Thursday, February 12, 2015

Governor Wolf Discusses Oil and Gas Pennsylvania Severance Tax

Gov. Tom Wolf's news conference was broadcast on PCN this morning and a portion of it can be viewed at:

The link to a seven-minute video is the second item on this website at the present time.  It does not include the questions and answers with reporters. Summary of key points, gas industry, perspective:

  • "He answered one question about working with the industry to accept a tax which included the statement,"The alternative is not no tax. It's no drilling, a ban like in New York."  A reporter asked him whether that was a threat, and he said, "No, it is not a threat.  Thank you for allowing me to clarify that."
  • On several occasions, he made the comment that we and other states have "natural resources," not "natural gas" that is appropriate to tax.  He corrected himself at one point when he started to say "natural gas" to instead say "resource..." It will remain to be seen whether the administration advances a broader tax on "extraction" industries in Pennsylvania.
  • He claimed in his opening remarks that the WV tax will reach one billion/year, through the 5 percent and 0.047/MCF approach.   He also said that the bill will protect property owners by not letting producers pass along the tax on royalty payments.
  • He said the impact fee will be rolled into this new tax so communities will continue to receive that money.  The lion's share, however, will be targeted to education, with some to DEP to make sure we do this right and some set aside for investment in alternative energy.
  • Finally, he said the 5 percent on wellhead price plus the $0.047/MCF tax on volume will provide more predictability outside of price fluctuations, calling it a "hedge" against pricing changes.  He stated that West Virginia's tax structure is a "good laboratory and it's one that works.  They have a healthy industry there."   Given the difference in production levels between Pennsylvania and West Virginia over the past several years, the validity of that statement is very questionable. "
My comments
1. Taking this money and pouring down the education hole in PA without addressing the need to reform education spending, pensions, etc - Is a bad idea?
2. Investing the money in just renewable energy is a bad idea?  We can do better with conservation measures, energy efficiency, upgrading infrastructure - the only real reliable alternative energy in PA is biomass and groundsource.   (Commercial scale solar and wind - hit or miss).
3. PADEP - needs a solid investment, but this should come from fees, fines, and the cost of obtaining and maintain a permit.
4. Sorry I think the proposal is short-cited and needs work.
5.What is next on the resource extraction tax?  (Water, food, coal, Gravel, Stone, Wildlife).

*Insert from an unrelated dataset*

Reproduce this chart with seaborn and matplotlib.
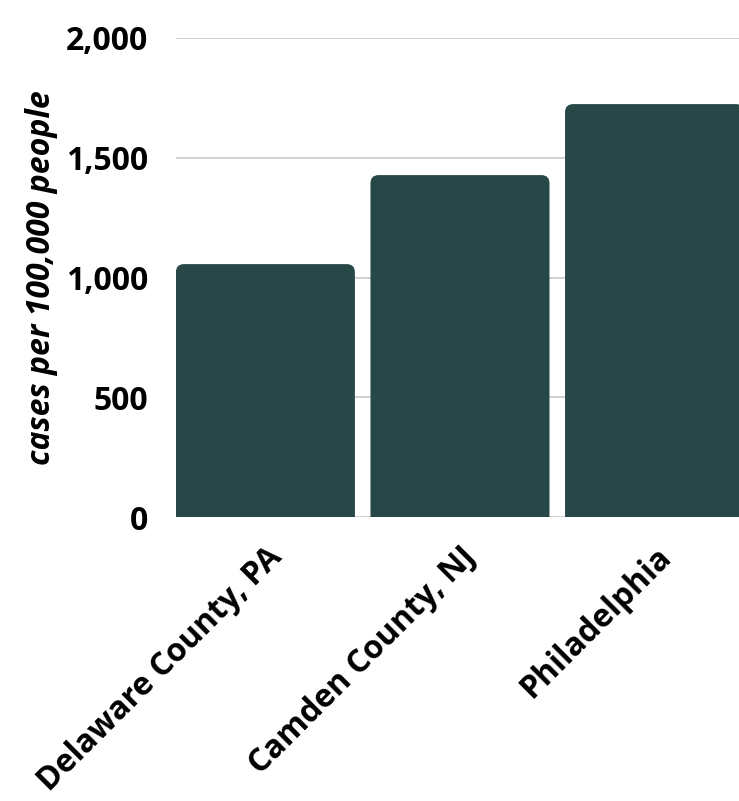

6. How about no extraction tax on resources used in PA?  Use this to promote PA manufacturing and energy production.

Just a thought


Pittsburgh, Pa. – Marcellus Shale Coalition president David Spigelmyer issued the following statement on Governor Wolf’s new energy tax proposal unveiled today in Thorndale, Pennsylvania:
“Governor Wolf fails to acknowledge that the natural gas industry already pays significant taxes in Pennsylvania. Natural gas operators pay the same taxes that every other business in Pennsylvania pays, which has helped generate more than $2.1 billion through 2013.  Pennsylvania is the only state that imposes a special impact tax that will have generated nearly $830 million by April of this year, directly benefiting all 67 counties throughout the Commonwealth.  Pennsylvanians have realized more than $700 million in royalties from energy-development on public lands. By any measure, these are significant revenues that are boosting local communities, as well as important environmental programs.  More importantly, revenue estimates fail to account for the more than 200,000 hard-working Pennsylvanians who are employed by or support this industry and generate substantial revenue for the Commonwealth by paying their taxes.
“While we look forward to evaluating the policy details outlined by the Governor today, it’s clear that new energy taxes will discourage capital investment into the commonwealth and make Pennsylvania less competitive. Make no mistake, adding a five percent tax to any business sector – including the energy industry – is going to reduce capital spending and hit the supply chain, especially Pennsylvania-based small and mid-sized businesses, as well as our region’s labor and building trades.
“Pennsylvanians are looking to their elected officials to help create new jobs, not new taxes, especially during these difficult and challenging times within an industry that has reduced energy costs for every consumer and been a bright spot for the Commonwealth’s economy.”